Question: A bag contains 4 red marbles and 6 blue marbles. If 2 marbles are drawn randomly without replacement, what is the probability that both are red?

(A) 2/15 (B) 4/25 (C) 1/5 (D) 2/5 (E) 4/15

Solution:

Step 1 — Count the total ways to draw 2 marbles from 10.

Order doesn't matter here (we just care whether both are red, not which one came out first). Use combinations:

C(10, 2) = 10! / (2! × 8!) = (10 × 9) / (2 × 1) = 45

Step 2 — Count the favorable ways to draw 2 red marbles from the 4 red ones.

C(4, 2) = 4! / (2! × 2!) = (4 × 3) / (2 × 1) = 6

Step 3 — Calculate the probability.

P(both red) = favorable / total = 6 / 45 = 2/15

The answer is (A).

Verification: Check that 6/45 simplifies to 2/15. GCD(6, 45) = 3 → 6/3 = 2 and 45/3 = 15. Confirmed.

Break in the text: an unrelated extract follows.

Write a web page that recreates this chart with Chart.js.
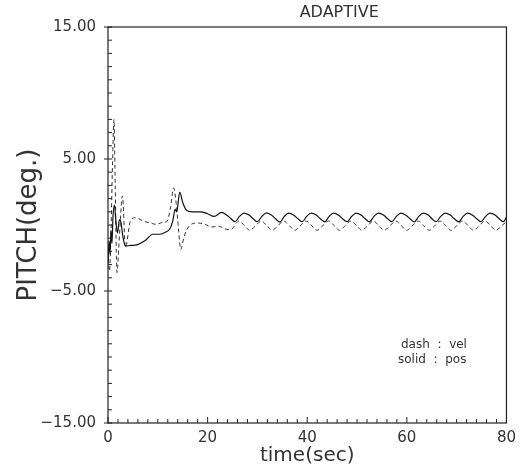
<!DOCTYPE html>
<html>
<head>
<meta charset="utf-8">
<script src="https://cdn.jsdelivr.net/npm/chart.js@4.4.0/dist/chart.umd.min.js"></script>
<style>
  html, body { margin: 0; padding: 0; background: #fff; }
</style>
</head>
<body>
<canvas id="pitch-chart" width="522" height="470"></canvas>
<script>
// values
const xTicks = [0, 20, 40, 60, 80];
const yTicks = [-15, -5, 5, 15];

// solid : pos
const posTime = [0, 0.2, 0.4, 0.6, 0.8, 1.0, 1.3, 1.6, 1.9, 2.3, 2.6, 3.0, 3.5, 4.5, 5.8, 7.4, 9.0, 10.4, 11.5, 12.4,
  13.0, 13.5, 13.8, 14.4, 15.0, 15.8, 17.0, 18.6, 20.0, 21.3, 22.8, 24.2,
  25.5, 26.4, 27.3, 28.3, 29.2, 30.0, 30.9, 31.8, 32.8, 33.7, 34.5, 35.4, 36.3, 37.3, 38.2,
  39.0, 39.9, 40.8, 41.8, 42.7, 43.5, 44.4, 45.3, 46.3, 47.2, 48.0, 48.9, 49.8, 50.8, 51.7,
  52.5, 53.4, 54.3, 55.3, 56.2, 57.0, 57.9, 58.8, 59.8, 60.7, 61.5, 62.4, 63.3, 64.3, 65.1,
  65.9, 66.8, 67.7, 68.7, 69.6, 70.4, 71.3, 72.2, 73.2, 74.1, 74.9, 75.8, 76.7, 77.7, 78.6, 79.4, 80.0];
const posPitch = [-3.0, -1.2, -2.2, -0.4, -1.4, 0.6, 1.5, 0.2, -0.6, 0.4, 0.2, -0.9, -1.6, -1.55, -1.5, -1.2, -0.7, -0.7, -0.55, -0.3,
  0.3, 1.2, 1.0, 2.5, 1.7, 1.1, 1.0, 1.0, 0.85, 0.65, 0.95, 0.65,
  0.25, 0.65, 0.9, 0.75, 0.45, 0.25, 0.65, 0.92, 0.75, 0.45, 0.22, 0.65, 0.9, 0.74, 0.45,
  0.25, 0.66, 0.9, 0.75, 0.45, 0.24, 0.65, 0.9, 0.74, 0.44, 0.25, 0.64, 0.9, 0.75, 0.45,
  0.24, 0.65, 0.9, 0.75, 0.45, 0.25, 0.65, 0.9, 0.74, 0.45, 0.24, 0.65, 0.9, 0.75, 0.45,
  0.25, 0.65, 0.9, 0.75, 0.45, 0.24, 0.65, 0.9, 0.74, 0.45, 0.25, 0.65, 0.9, 0.75, 0.45, 0.25, 0.6];

// dash : vel
const velTime = [0, 0.3, 0.6, 0.9, 1.2, 1.45, 1.8, 2.3, 2.9, 3.5, 4.5, 5.5, 7.1, 8.5, 9.7, 11.0, 11.8, 12.5, 13.2, 13.7,
  14.2, 14.6, 15.3, 16.5, 18.0, 19.5, 20.8, 22.3, 23.5, 24.6,
  26.3, 27.4, 28.5, 29.5, 30.8, 31.9, 33.0, 34.0, 35.3, 36.4, 37.5, 38.5, 39.8, 40.9, 42.0, 43.0,
  44.3, 45.4, 46.5, 47.5, 48.8, 49.9, 51.0, 52.0, 53.3, 54.4, 55.5, 56.5, 57.8, 58.9, 60.0, 61.0,
  62.3, 63.4, 64.5, 65.5, 66.7, 67.8, 68.9, 69.9, 71.2, 72.3, 73.4, 74.4, 75.7, 76.8, 77.9, 78.9, 80.0];
const velPitch = [-2.0, -3.5, -0.5, 4.5, 8.0, 3.0, -3.6, -0.8, 2.2, -1.7, 0.3, 0.55, 0.3, 0.15, 0.05, 0.2, 0.25, 1.2, 2.8, 1.6,
  -0.5, -1.85, -0.85, 0.0, 0.15, 0.05, -0.15, -0.1, -0.3, -0.35,
  0.3, -0.05, -0.4, -0.1, 0.3, -0.05, -0.4, -0.1, 0.3, -0.05, -0.4, -0.1, 0.3, -0.05, -0.4, -0.1,
  0.3, -0.05, -0.4, -0.1, 0.3, -0.05, -0.4, -0.1, 0.3, -0.05, -0.4, -0.1, 0.3, -0.05, -0.4, -0.1,
  0.3, -0.05, -0.4, -0.1, 0.3, -0.05, -0.4, -0.1, 0.3, -0.05, -0.4, -0.1, 0.3, -0.05, -0.4, -0.1, 0.25];

const fontFamily = '"DejaVu Sans", sans-serif';
const inkColor = '#333';

function fmtY(v) {
  return (v < 0 ? '\u2212' : '') + Math.abs(v).toFixed(2);
}

// frame, inward tick marks, title and the little legend text
const decorPlugin = {
  id: 'decor',
  afterDraw(chart) {
    const { ctx, chartArea: area, scales } = chart;
    ctx.save();
    ctx.strokeStyle = '#222';
    ctx.lineWidth = 1.2;
    ctx.strokeRect(area.left, area.top, area.right - area.left, area.bottom - area.top);

    ctx.lineWidth = 1;
    ctx.beginPath();
    for (let v = -15; v <= 15; v++) {
      const y = scales.y.getPixelForValue(v);
      const major = yTicks.includes(v);
      ctx.moveTo(area.left - (major ? 4 : 0), y);
      ctx.lineTo(area.left + 4, y);
    }
    for (let t = 0; t <= 80; t += 2) {
      const x = scales.x.getPixelForValue(t);
      ctx.moveTo(x, area.bottom);
      ctx.lineTo(x, area.bottom - (xTicks.includes(t) ? 6 : 4));
    }
    ctx.stroke();

    ctx.fillStyle = inkColor;
    ctx.font = '16px ' + fontFamily;
    ctx.textAlign = 'center';
    ctx.textBaseline = 'middle';
    ctx.fillText('ADAPTIVE', (area.left + area.right) / 2 + 32, 13);

    ctx.font = '12px ' + fontFamily;
    ctx.textAlign = 'left';
    ctx.fillText('dash  :  vel', area.left + 293, 345);
    ctx.fillText('solid  :  pos', area.left + 290, 360);
    ctx.restore();
  }
};

const chart = new Chart(document.getElementById('pitch-chart'), {
  type: 'line',
  data: {
    datasets: [
      {
        label: 'pos',
        data: posTime.map((t, i) => ({ x: t, y: posPitch[i] })),
        borderColor: '#111',
        borderWidth: 1.2,
        pointRadius: 0,
        cubicInterpolationMode: 'monotone',
        fill: false
      },
      {
        label: 'vel',
        data: velTime.map((t, i) => ({ x: t, y: velPitch[i] })),
        borderColor: '#333',
        borderWidth: 1,
        borderDash: [4, 3],
        pointRadius: 0,
        cubicInterpolationMode: 'monotone',
        fill: false
      }
    ]
  },
  options: {
    responsive: false,
    animation: false,
    layout: { padding: { left: 0, top: 27, right: 8, bottom: 0 } },
    plugins: {
      legend: { display: false },
      title: { display: false },
      tooltip: { enabled: false }
    },
    scales: {
      x: {
        type: 'linear',
        min: 0,
        max: 80,
        afterBuildTicks: axis => { axis.ticks = xTicks.map(v => ({ value: v })); },
        afterFit: axis => { axis.height = 47; },
        grid: { display: false, drawTicks: false },
        border: { display: false },
        ticks: {
          padding: 6,
          maxRotation: 0,
          color: inkColor,
          font: { family: fontFamily, size: 15 }
        },
        title: {
          display: true,
          text: 'time(sec)',
          color: inkColor,
          font: { family: fontFamily, size: 20 },
          padding: { top: 0, bottom: 2 }
        }
      },
      y: {
        type: 'linear',
        min: -15,
        max: 15,
        afterBuildTicks: axis => { axis.ticks = yTicks.map(v => ({ value: v })); },
        afterFit: axis => { axis.width = 108; },
        grid: { display: false, drawTicks: false },
        border: { display: false },
        ticks: {
          padding: 12,
          color: inkColor,
          font: { family: fontFamily, size: 15 },
          callback: v => fmtY(v)
        },
        title: {
          display: true,
          text: 'PITCH(deg.)',
          color: inkColor,
          font: { family: fontFamily, size: 26 },
          padding: { top: 14, bottom: 0 }
        }
      }
    }
  },
  plugins: [decorPlugin]
});
</script>
</body>
</html>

Why the other choices are wrong:

• (B) 4/25 comes from incorrectly treating the draws as independent: (4/10) × (4/10) = 16/100 = 4/25. This ignores that after drawing one red marble, only 9 marbles remain — the draws are dependent.
• (C) 1/5 likely results from computing (4/10) × (3/9) = 12/90 = 2/15 incorrectly simplified, or from a partial setup error in the combination count.
• (D) 2/5 is the probability that a single marble drawn is red (4 out of 10), not both marbles — a scope error.
• (E) 4/15 could come from using P(4,2) / P(10,2) = 12/90 = 2/15 but making an arithmetic mistake along the way, or from a denominator error in the combination setup.

Key takeaway from this problem: Recognize "without replacement" immediately — it means dependent events and combinations for the count. Never multiply (4/10) × (4/10) when the pool is shrinking.